Anyone who is inclined to dismiss such a view as utopian and idealist needs to consider the alternative:


‘The alternative is war; and continuous war must, sooner or later, mean something like the destruction of civilization. The havoc which the assertion of the right to unlimited economic expansion has made of the world of States needs no emphasis. Those who have lived from 1914 to 1921 will not ask why mankind has not progressed more swiftly; they will be inclined to wonder that it has progressed at all.’


We are still wondering.


Ultimately, it is the principles upon which society is founded, the values which persons hold, the purposes by which people live, and the visions they pursue that matter the most. The principle which Tawney advanced, and which Schumacher was to reaffirm decades later, is that industry, property and economic activity should be arranged and scaled in terms of functions related to a social purpose. ‘Such a political philosophy implies that society is not an economic mechanism, but a community of wills which are often discordant, but which are capable of being inspired by devotion to common ends.’


Conservatives may not like talk of class struggle. Tawney didn’t like it either, and he opposed Marxism. But, asserting a Christian social ethics, he drew attention to the origins of such struggle in a divided and atomistic society bereft of true social purpose. ‘That attempt to conduct human affairs in the light of no end other than the temporary appetites of individuals has as its natural consequences oppression, the unreasoning and morbid pursuit of pecuniary gain of which the proper name is the sin of avarice, and civil war.’

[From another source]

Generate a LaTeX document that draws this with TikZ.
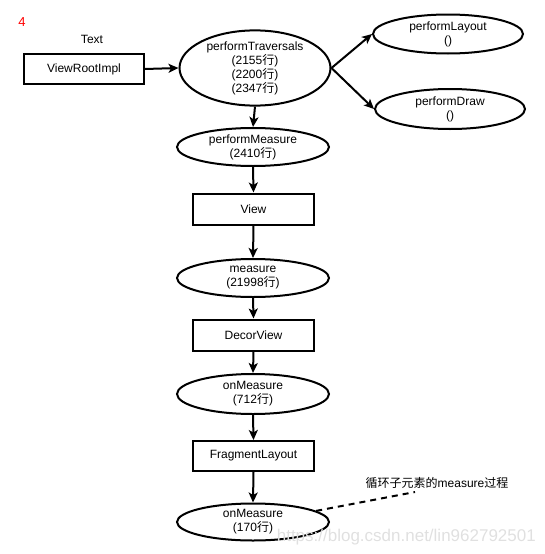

It is of some significance that when Tawney seeks to describe his functional society, he finds inspiration in the words of Dante Alighieri concerning the power of love and the respect for boundaries, ‘through which our wills become a single will’, the peace of the blessed life.

...

Tawney’s conclusion is worth quoting and pondering at length:


‘Such a combination of unity and diversity is possible only to a society which subordinates its activities to the principle of purpose. For what that principle offers is not merely a standard for determining the relations of different classes and groups of producers, but a scale of moral values. Above all, it assigns to economic activity itself its proper place as the servant, not the master, of society. The burden of our civilization is not merely, as many suppose, that the product of industry is ill-distributed, or its conduct tyrannical, or its operation interrupted by embittered disagreements. It is that industry itself has come to hold a position of exclusive predominance among human interests, which no single interest, and least of all the provision of the material means of existence, is fit to occupy. Like a hypochondriac who is so absorbed in the processes of his own digestion that he goes to his grave before he has begun to live, industrialized communities neglect the very objects for which it is worth while to acquire riches in their feverish preoccupation with the means by which riches can be acquired.

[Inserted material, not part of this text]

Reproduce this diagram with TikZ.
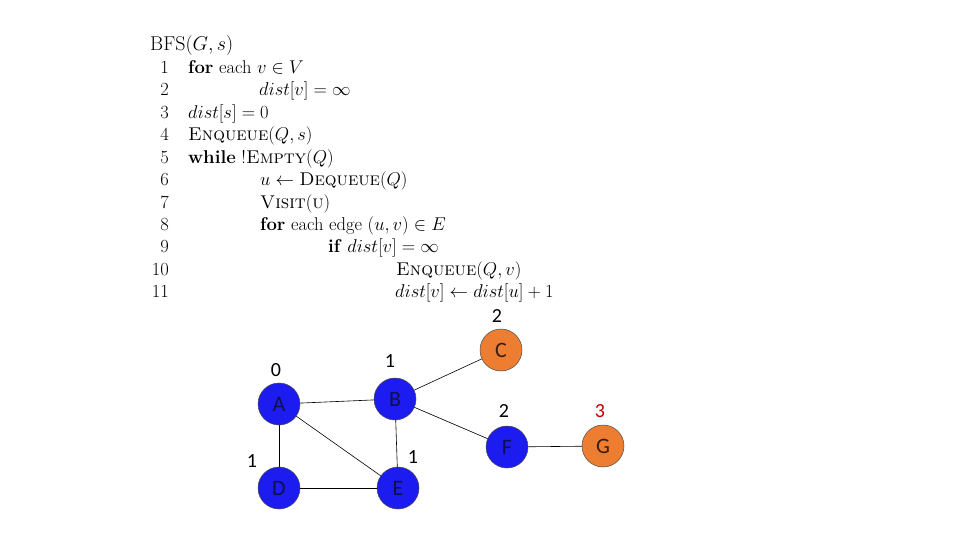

That obsession by economic issues is as local and transitory as it is repulsive and disturbing. To future generations it will appear as pitiable as the obsession of the seventeenth century by religious quarrels appears today; indeed, it is less rational, since the object with which it is concerned is less important. And it is a poison which inflames every wound and turns every trivial scratch into a malignant ulcer. Society will not solve the particular problems of industry which afflict it until that poison is expelled, and it has learned to see industry itself in the right perspective. If it is to do that, it must rearrange its scale of values. It must regard economic interests as one element in life, not as the whole of life. It must persuade its members to renounce the opportunity of gains which accrue without any corresponding service, because the struggle for them keeps the whole community in a fever. It must so organize its industry that the instrumental character of economic activity is emphasized by its subordination to the social purpose for which it is carried on.’ (Tawney 1982 ch 11)."